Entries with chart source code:

● ● ● ●

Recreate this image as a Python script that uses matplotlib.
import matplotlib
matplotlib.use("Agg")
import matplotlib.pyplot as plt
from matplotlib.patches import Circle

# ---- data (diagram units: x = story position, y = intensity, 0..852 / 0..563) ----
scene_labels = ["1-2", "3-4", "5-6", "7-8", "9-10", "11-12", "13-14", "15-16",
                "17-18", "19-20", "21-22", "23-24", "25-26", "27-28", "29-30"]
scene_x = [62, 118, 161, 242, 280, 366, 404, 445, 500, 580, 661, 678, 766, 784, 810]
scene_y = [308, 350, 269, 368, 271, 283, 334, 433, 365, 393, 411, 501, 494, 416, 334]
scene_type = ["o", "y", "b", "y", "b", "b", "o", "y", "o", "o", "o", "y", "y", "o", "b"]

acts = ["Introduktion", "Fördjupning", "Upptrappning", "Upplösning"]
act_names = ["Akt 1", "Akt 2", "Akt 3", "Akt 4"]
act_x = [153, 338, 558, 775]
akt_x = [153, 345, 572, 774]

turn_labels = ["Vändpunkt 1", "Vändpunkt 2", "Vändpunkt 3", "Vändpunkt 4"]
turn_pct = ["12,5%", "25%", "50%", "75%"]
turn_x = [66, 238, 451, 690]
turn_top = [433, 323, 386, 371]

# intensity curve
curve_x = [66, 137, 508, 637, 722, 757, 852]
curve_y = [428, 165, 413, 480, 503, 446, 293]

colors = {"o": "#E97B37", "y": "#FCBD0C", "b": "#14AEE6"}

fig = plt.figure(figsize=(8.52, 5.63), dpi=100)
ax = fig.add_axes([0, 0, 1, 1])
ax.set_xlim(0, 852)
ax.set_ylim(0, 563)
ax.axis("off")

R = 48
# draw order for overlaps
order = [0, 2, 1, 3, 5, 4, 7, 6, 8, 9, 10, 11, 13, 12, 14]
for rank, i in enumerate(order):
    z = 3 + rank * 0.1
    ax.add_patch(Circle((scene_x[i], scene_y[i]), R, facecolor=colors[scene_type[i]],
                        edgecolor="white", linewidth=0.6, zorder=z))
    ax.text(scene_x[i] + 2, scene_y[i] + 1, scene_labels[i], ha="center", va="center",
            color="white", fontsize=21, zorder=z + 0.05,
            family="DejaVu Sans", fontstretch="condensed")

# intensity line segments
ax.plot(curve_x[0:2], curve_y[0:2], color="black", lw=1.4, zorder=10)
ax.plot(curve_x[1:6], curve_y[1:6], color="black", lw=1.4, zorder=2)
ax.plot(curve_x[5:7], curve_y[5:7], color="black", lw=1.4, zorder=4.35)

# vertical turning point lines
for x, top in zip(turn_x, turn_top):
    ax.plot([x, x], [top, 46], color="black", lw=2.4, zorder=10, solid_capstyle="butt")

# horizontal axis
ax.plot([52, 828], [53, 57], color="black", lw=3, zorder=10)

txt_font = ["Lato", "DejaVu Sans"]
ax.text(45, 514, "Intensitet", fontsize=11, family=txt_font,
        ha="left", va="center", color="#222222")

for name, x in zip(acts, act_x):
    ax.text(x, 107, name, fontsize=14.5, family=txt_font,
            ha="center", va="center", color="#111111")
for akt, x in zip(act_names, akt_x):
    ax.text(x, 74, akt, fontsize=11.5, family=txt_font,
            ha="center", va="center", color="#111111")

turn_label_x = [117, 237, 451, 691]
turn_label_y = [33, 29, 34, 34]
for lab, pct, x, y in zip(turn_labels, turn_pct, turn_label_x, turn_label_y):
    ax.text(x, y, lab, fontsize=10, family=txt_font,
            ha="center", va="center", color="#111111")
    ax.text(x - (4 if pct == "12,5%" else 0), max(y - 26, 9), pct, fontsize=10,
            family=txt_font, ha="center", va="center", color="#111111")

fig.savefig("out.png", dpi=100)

● ● ● ●

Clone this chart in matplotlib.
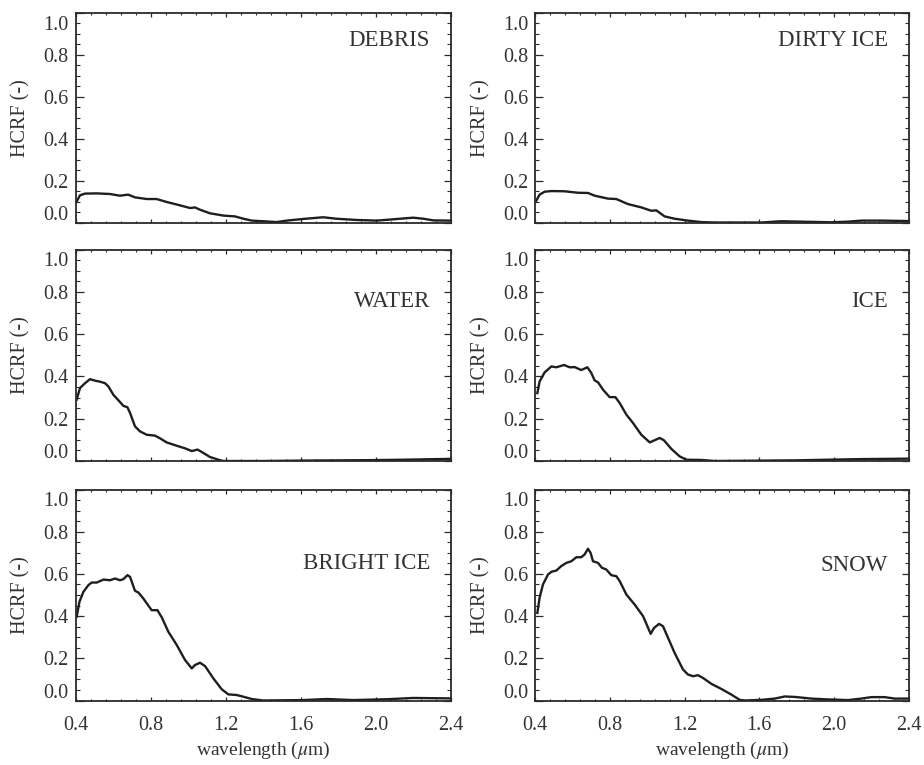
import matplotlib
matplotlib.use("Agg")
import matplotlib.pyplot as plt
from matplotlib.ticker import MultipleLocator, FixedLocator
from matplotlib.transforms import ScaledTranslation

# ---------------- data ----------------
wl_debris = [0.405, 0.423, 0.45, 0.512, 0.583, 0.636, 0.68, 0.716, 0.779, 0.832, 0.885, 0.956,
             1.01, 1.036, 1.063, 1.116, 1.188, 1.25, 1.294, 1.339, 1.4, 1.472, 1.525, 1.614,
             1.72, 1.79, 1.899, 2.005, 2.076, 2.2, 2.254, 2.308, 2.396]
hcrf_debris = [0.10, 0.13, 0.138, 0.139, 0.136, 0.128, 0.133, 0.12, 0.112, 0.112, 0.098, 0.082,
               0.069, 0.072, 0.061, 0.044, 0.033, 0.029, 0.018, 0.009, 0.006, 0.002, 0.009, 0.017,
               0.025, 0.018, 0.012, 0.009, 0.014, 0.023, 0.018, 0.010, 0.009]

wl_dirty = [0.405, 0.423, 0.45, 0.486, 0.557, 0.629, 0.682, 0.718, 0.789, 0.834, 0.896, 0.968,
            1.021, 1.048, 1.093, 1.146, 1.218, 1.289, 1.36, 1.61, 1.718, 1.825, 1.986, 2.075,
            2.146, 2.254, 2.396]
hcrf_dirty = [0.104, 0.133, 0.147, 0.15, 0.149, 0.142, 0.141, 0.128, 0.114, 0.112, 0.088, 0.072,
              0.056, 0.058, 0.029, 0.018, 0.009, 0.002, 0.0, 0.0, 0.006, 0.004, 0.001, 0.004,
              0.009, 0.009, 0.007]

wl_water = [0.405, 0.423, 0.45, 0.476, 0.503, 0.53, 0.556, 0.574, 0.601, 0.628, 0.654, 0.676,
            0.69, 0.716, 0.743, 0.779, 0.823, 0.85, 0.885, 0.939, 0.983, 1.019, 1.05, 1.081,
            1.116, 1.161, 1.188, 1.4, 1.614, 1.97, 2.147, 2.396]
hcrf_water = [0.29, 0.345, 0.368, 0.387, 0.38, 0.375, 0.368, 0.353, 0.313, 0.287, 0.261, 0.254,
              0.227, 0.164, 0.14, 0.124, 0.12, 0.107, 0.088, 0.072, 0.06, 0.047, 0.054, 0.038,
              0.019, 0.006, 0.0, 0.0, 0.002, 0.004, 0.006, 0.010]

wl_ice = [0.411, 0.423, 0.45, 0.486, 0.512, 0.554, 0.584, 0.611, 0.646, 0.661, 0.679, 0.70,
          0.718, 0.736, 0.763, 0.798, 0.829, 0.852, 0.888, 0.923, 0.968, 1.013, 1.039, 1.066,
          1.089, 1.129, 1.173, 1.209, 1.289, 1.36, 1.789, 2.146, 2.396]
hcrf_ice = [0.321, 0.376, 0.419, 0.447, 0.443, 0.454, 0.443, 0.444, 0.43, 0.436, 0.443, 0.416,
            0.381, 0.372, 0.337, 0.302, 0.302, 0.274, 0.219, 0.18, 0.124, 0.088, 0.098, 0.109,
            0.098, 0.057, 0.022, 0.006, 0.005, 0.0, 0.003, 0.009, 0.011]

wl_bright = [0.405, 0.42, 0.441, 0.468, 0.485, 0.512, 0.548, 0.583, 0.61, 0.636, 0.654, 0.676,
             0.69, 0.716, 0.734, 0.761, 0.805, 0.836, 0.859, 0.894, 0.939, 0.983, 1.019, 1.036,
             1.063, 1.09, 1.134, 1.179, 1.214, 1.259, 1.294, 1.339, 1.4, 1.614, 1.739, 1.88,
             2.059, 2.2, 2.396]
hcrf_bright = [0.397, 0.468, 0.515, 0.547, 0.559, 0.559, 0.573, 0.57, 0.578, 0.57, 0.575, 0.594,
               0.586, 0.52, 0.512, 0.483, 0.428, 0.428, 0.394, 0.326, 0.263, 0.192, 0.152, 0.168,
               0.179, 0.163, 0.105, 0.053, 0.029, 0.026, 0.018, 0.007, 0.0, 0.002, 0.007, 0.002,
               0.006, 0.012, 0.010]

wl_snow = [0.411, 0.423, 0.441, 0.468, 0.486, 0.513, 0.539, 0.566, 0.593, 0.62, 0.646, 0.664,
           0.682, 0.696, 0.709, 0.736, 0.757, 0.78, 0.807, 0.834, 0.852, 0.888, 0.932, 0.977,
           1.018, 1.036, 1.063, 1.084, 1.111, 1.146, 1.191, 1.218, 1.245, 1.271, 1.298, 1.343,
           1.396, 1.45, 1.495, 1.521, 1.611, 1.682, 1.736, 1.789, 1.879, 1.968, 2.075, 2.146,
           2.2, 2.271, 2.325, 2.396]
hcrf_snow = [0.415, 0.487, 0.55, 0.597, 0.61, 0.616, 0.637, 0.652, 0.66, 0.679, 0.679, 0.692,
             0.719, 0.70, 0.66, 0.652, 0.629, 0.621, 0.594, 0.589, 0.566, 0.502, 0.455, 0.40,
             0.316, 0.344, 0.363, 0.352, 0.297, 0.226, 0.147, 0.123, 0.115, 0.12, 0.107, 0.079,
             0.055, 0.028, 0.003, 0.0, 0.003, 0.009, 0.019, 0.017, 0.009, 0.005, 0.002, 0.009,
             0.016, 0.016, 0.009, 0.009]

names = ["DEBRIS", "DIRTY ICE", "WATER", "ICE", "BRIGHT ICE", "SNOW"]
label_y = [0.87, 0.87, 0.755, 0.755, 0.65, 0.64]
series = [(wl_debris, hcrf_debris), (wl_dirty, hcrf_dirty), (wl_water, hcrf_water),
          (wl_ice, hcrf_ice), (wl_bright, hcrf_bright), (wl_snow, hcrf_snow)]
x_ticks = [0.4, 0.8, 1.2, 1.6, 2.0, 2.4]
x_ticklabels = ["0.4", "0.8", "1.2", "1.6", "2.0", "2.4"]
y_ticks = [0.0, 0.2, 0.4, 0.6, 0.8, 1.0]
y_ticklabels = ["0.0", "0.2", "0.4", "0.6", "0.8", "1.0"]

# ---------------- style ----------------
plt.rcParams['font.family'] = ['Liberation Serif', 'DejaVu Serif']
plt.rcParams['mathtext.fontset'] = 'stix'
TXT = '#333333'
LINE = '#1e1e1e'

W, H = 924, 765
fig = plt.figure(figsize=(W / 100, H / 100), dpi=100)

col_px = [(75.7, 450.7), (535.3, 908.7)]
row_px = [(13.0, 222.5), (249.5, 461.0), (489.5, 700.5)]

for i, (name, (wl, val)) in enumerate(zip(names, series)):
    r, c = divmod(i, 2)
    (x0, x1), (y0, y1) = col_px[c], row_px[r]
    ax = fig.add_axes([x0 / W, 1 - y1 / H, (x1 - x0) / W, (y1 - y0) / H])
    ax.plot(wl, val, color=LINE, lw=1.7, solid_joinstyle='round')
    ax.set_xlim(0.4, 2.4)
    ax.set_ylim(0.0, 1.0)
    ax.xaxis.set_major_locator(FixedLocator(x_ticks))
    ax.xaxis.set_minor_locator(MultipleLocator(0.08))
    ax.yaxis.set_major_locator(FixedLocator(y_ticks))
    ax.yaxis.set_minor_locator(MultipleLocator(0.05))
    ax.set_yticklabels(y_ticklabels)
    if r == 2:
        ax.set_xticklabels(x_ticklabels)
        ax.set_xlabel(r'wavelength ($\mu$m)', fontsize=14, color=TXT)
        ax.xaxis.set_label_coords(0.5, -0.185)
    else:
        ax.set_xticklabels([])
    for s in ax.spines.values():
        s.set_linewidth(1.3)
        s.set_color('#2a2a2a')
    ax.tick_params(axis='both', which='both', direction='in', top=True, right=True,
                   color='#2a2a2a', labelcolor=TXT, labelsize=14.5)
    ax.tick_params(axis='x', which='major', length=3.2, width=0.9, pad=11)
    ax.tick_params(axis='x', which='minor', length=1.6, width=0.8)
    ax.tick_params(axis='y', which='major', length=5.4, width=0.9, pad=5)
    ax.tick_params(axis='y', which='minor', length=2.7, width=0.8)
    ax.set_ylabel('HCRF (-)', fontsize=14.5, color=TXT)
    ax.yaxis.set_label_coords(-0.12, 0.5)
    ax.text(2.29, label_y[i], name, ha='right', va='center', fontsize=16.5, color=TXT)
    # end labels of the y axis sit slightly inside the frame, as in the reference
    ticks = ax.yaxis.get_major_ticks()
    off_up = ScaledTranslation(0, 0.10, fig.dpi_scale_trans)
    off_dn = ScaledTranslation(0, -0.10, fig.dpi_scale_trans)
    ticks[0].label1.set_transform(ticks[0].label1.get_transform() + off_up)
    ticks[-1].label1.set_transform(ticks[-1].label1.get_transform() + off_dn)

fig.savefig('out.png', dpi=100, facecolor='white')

● ● ● ●

TASK GOAL: Your task is to transcribe only the lines from the line containing "Recreate this image" through the line containing "from matplotlib.patches import Circle", word for word.

RESULT FOR THIS EXERCISE:
Recreate this image as a Python script that uses matplotlib.
import matplotlib
matplotlib.use("Agg")
import matplotlib.pyplot as plt
from matplotlib.patches import Circle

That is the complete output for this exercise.